At Fiddler’s Green, where seamen true
When here they’ve done their duty
The bowl of grog shall still renew
And pledge to love and beauty.
In Neil Gaiman’s The Sandman comic book series, Fiddler’s Green is a place located inside of the Dreaming, a place that sailors have dreamed of for centuries.
We ultimately rounded New Caledonia and with an easterly gale behind us found ourselves scudding homeward with all the impressions derived from our experiences of Polynesia and the inhabitants of the scattered islands. The weather, on average throughout, has been pleasant and at time charming, evidencing that under such a climate life might be rendered very enjoyable within suitable habitations, seeing that the fertility of the soil yields such a prolific return for cultivation, while the scenery is grand and romantic with the soft sea breeze wafting over the blue expanse under brilliant sunshine.
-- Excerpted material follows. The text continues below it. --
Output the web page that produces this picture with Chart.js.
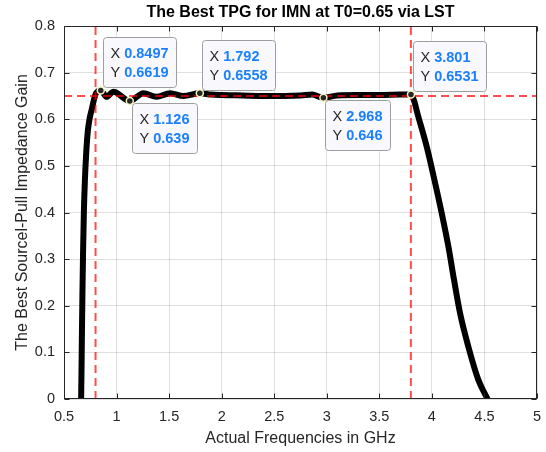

During these inspiring interludes the trio, comprising the Captain, Doctor and myself, would discuss politics, history, philosophy and theology from different points of view. I found each of my companions well informed and well read critics of the history of humanity, of which they were thoughtful and observant. In our immediate experiences the environment afforded a very impressive object lesson in substantial emblems, suggestive of the future of humanity, in regard whereof, as concerning sailors, the Captain propounded that there was no day of judgement for them, as they had had so many troubles in life that they were released from all penalties of the next world, where they all went to a place called ‘Fiddlers Green’ (a heaven reserved for sailors or soldiers, especially cavalrymen)
The Captains logic becomes plausible, although the material ‘Fiddlers Green’ may be doubtful; yet the law and the prophets proclaim that every man will be rewarded according to his work. A life of service like that rendered by a sailor, deprived of all social comforts and privileges, is a life of sacrifice for humanity. Whatsoever a man sows shall he reap, so that snatched awy in their prime, like Scupper and Bruce, how can we reconcile the fact with principles of eternal and infinite justice, unless such men continue their existence and fulfill the destiny whereunto their desires and aspirations were leading them? At this point of the speculation, the doctor propounds a solution, in affirming reincarnation as the sure and certain resurrection of humanity, the only practical common sense explanation of past, present and future existence.
Look around, he remarks, and see nations inheriting their legacies, the mighty inventors and discoverers of today are the same plodders who in preceding generations may have endured a want of poverty, yet ultimately died with their schemes unperfected but having become reincarnated in a succeeding generation which has advanced in its social organisation through the services of those who have lived in preceding periods, opportunities are found which the early strugglers sought in vain.